* **SHORT TASK**
The required output is the block of lines from the line with "Clone this chart in React, TypeScript and Recharts." to the line with "Line, XAxis, YAxis", endpoints included and pictures omitted.

* **ENTRIES**
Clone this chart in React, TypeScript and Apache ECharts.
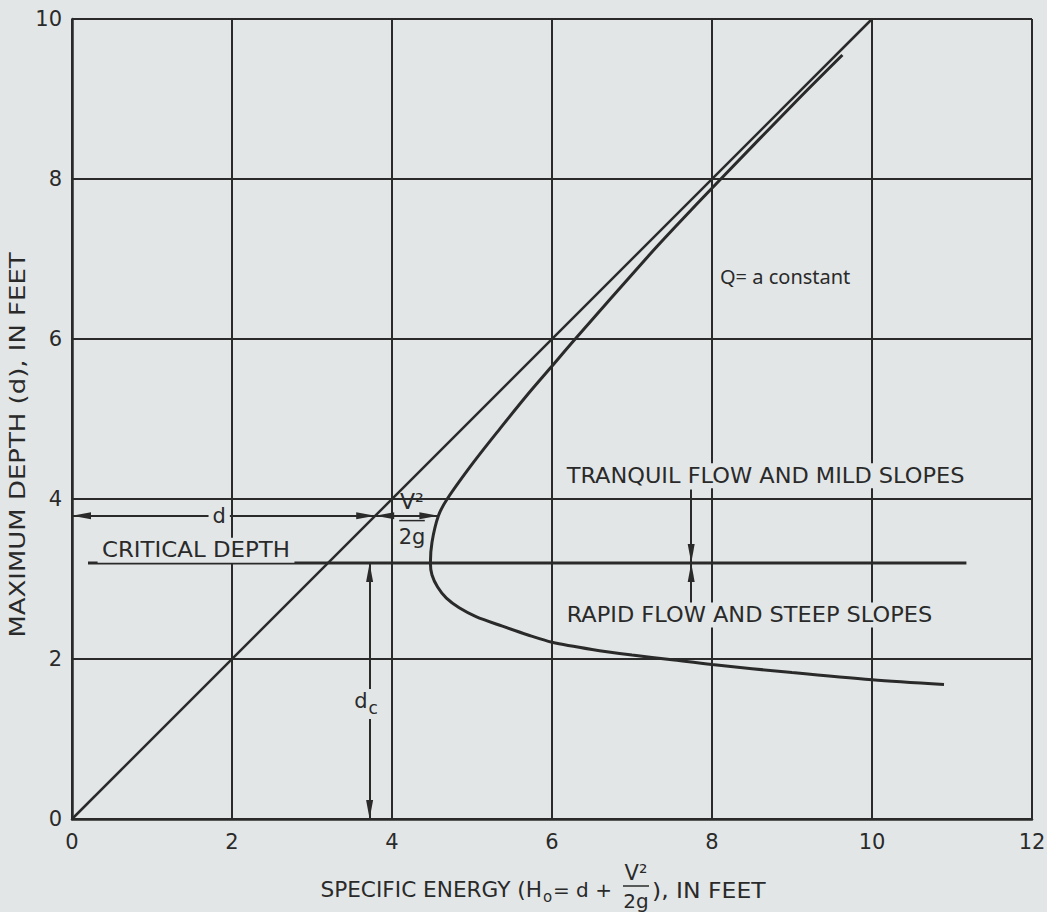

---

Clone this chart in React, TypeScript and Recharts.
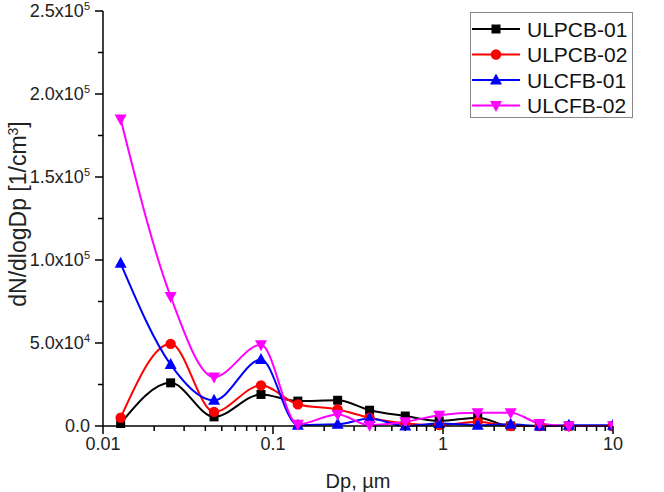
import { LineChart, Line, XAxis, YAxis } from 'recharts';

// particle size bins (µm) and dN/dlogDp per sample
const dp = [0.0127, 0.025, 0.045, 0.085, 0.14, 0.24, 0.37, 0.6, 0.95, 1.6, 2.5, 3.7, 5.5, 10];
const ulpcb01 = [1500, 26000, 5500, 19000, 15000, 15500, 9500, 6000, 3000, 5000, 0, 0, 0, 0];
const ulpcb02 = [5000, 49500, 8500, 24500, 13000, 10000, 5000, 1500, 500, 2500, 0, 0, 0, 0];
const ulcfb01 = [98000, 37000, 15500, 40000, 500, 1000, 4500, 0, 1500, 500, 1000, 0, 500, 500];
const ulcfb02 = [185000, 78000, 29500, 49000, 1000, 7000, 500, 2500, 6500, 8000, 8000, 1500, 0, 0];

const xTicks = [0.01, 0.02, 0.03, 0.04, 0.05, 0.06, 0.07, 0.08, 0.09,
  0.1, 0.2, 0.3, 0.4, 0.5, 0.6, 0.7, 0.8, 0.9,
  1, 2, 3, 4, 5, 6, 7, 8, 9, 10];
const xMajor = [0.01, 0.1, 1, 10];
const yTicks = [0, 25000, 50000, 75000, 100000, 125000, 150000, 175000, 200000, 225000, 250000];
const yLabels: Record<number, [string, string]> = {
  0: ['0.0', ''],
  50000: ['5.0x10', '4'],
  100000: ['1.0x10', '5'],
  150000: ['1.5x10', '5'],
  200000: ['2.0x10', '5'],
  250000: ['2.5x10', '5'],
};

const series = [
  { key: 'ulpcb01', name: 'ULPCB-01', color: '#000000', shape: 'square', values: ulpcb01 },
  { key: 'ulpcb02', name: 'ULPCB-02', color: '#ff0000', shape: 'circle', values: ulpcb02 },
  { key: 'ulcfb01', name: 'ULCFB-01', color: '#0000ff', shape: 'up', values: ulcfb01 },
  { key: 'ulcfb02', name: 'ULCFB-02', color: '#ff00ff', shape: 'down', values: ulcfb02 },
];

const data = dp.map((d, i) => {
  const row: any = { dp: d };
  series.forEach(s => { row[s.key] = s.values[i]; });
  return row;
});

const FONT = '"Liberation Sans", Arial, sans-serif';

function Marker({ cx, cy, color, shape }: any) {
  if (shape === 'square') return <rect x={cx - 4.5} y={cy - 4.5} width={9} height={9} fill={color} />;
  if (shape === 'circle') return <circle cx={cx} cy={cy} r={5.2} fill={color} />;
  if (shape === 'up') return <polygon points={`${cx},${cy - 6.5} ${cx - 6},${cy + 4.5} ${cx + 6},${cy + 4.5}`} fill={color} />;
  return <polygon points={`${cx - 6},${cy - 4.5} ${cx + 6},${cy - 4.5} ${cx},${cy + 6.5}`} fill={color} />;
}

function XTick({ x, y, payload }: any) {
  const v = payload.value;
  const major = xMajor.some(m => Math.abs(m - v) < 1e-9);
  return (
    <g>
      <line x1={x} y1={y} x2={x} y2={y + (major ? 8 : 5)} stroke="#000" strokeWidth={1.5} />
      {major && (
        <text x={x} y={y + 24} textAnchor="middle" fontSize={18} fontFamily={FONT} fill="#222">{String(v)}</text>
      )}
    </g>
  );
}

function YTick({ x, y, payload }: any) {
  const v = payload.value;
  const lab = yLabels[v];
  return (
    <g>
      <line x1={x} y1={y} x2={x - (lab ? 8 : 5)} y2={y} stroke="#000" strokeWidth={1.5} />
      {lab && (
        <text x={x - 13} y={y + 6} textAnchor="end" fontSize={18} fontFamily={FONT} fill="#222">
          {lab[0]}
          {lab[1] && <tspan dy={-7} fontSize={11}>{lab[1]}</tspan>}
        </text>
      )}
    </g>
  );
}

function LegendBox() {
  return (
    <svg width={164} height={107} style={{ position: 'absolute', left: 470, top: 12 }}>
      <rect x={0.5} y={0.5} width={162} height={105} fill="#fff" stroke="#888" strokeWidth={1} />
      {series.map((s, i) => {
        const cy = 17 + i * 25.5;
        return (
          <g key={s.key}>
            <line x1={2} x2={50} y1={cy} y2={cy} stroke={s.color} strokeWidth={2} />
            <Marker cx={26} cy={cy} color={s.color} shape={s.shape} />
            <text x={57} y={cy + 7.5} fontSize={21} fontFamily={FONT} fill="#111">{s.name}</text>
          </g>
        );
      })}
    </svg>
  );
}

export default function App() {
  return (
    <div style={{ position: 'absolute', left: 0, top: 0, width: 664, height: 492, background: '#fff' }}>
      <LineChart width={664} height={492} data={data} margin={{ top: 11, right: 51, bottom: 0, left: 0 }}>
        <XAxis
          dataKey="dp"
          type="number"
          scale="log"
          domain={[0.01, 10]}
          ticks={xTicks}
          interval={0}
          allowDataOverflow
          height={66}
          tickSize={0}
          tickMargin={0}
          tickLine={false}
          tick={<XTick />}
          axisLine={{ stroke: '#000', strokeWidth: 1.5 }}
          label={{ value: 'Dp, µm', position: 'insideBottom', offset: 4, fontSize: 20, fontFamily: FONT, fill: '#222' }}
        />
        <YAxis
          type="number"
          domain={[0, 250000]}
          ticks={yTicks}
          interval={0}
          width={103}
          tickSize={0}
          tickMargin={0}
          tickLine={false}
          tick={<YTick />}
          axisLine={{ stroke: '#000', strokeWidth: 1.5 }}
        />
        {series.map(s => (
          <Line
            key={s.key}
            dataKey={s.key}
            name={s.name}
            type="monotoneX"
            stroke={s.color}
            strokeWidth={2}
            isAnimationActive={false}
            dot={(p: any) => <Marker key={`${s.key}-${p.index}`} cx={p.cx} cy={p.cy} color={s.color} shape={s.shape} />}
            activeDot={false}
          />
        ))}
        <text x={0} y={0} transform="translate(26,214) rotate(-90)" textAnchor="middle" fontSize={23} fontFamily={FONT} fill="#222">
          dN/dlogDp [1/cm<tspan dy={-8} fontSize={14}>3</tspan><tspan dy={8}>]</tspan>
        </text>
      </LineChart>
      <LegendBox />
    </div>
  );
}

---

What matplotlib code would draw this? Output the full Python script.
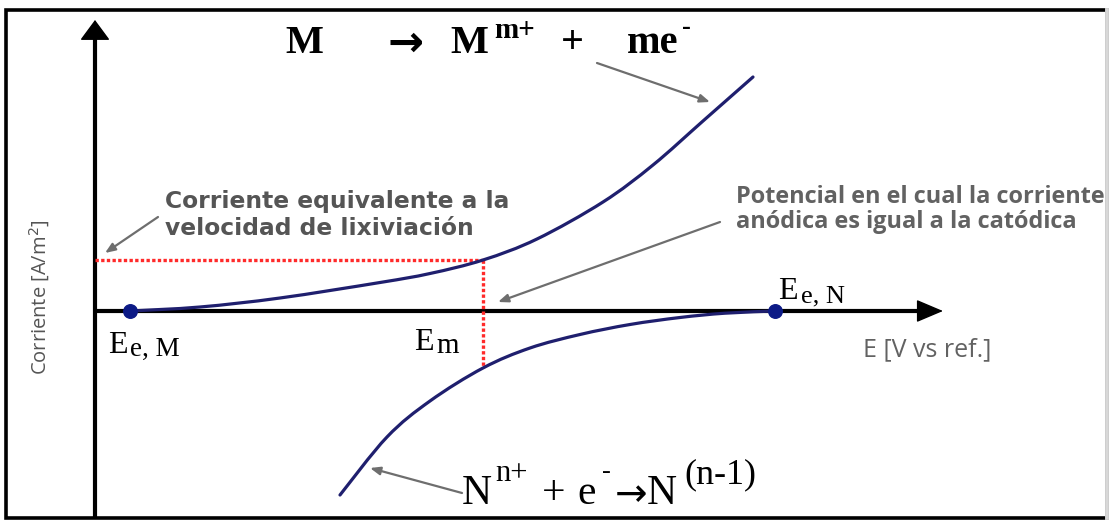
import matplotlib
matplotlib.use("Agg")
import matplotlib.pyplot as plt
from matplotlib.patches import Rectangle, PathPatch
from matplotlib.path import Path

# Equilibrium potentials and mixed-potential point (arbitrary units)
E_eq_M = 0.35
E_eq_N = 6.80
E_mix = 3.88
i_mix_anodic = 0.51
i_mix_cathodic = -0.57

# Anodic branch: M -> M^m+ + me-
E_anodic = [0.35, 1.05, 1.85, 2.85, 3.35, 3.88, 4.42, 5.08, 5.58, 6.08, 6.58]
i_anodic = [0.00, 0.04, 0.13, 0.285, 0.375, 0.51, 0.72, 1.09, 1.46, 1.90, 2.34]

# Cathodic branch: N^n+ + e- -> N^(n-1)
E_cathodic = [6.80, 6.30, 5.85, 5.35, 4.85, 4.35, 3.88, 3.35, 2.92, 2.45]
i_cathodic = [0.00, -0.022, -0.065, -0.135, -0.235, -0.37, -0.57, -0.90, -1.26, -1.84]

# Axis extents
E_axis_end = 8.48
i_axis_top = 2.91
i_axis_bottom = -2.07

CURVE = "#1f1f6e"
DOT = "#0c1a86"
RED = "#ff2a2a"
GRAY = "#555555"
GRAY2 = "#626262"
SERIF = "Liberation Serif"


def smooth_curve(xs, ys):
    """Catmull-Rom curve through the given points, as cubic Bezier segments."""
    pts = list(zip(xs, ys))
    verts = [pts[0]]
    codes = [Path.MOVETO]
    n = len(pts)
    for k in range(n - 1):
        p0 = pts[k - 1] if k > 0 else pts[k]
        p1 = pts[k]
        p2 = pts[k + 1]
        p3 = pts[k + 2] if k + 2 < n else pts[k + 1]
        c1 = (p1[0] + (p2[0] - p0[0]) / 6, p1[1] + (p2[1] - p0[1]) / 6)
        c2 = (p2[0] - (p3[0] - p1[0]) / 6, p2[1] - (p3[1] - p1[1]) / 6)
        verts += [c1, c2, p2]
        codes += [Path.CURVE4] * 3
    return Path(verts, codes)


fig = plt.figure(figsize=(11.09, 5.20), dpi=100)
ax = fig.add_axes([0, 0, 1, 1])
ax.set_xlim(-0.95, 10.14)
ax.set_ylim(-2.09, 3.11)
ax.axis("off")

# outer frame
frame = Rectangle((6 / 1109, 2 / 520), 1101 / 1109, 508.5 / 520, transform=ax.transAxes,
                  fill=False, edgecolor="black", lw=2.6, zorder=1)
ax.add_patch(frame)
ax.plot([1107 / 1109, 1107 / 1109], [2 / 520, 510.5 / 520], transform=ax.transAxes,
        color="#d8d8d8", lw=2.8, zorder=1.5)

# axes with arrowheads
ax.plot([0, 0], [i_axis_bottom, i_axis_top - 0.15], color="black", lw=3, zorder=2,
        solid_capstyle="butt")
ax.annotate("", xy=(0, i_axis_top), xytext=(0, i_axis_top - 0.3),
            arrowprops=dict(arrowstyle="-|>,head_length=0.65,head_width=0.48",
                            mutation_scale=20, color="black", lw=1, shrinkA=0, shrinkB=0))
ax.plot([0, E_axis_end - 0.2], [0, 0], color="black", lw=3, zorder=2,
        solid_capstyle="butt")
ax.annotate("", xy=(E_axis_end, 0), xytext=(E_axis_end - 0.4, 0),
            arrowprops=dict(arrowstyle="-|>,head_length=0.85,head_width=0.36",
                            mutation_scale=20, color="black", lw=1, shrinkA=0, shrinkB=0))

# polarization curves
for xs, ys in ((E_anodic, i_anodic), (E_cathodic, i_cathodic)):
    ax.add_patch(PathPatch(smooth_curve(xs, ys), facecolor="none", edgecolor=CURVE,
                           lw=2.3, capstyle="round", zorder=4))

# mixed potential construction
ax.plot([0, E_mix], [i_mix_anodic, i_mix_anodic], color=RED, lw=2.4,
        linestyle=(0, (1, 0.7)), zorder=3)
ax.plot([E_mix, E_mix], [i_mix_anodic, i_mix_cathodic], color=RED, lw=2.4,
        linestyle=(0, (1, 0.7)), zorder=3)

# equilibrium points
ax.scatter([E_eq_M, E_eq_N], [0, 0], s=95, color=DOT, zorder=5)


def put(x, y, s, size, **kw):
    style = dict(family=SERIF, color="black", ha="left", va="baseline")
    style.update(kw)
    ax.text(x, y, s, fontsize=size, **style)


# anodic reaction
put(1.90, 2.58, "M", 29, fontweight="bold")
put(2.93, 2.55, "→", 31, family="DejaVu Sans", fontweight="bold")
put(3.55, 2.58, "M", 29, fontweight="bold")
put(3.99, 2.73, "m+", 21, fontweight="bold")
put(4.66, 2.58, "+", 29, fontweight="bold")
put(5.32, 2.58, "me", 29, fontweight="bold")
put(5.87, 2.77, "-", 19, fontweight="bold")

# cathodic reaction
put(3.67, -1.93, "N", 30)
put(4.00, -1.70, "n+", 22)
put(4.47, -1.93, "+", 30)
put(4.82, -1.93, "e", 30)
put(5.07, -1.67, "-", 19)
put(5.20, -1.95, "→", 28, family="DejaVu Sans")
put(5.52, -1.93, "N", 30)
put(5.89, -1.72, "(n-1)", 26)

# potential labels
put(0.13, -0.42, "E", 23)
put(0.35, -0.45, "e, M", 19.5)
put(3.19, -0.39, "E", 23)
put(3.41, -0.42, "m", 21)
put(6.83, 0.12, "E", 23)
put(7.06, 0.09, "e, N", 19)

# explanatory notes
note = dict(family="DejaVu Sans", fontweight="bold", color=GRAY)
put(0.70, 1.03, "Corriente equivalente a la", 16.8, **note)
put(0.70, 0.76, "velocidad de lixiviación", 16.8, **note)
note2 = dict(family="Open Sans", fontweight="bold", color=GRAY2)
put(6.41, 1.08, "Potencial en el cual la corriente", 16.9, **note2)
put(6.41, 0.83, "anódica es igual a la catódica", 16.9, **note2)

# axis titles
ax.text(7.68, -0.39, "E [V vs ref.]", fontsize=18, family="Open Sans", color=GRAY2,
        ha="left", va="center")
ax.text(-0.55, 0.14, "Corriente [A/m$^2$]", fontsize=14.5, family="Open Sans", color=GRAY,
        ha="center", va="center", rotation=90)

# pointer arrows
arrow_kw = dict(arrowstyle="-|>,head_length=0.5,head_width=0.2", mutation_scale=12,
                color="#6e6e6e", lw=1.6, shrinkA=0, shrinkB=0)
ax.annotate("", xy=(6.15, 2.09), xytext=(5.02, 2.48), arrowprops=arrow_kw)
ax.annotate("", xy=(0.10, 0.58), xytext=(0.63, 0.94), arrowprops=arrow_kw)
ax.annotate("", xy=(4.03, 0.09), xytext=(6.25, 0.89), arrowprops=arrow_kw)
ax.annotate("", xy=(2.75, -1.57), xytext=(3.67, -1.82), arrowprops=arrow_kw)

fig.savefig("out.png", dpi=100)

* **SOLUTION TO THIS EXERCISE**
Clone this chart in React, TypeScript and Recharts.
import { LineChart, Line, XAxis, YAxis } from 'recharts';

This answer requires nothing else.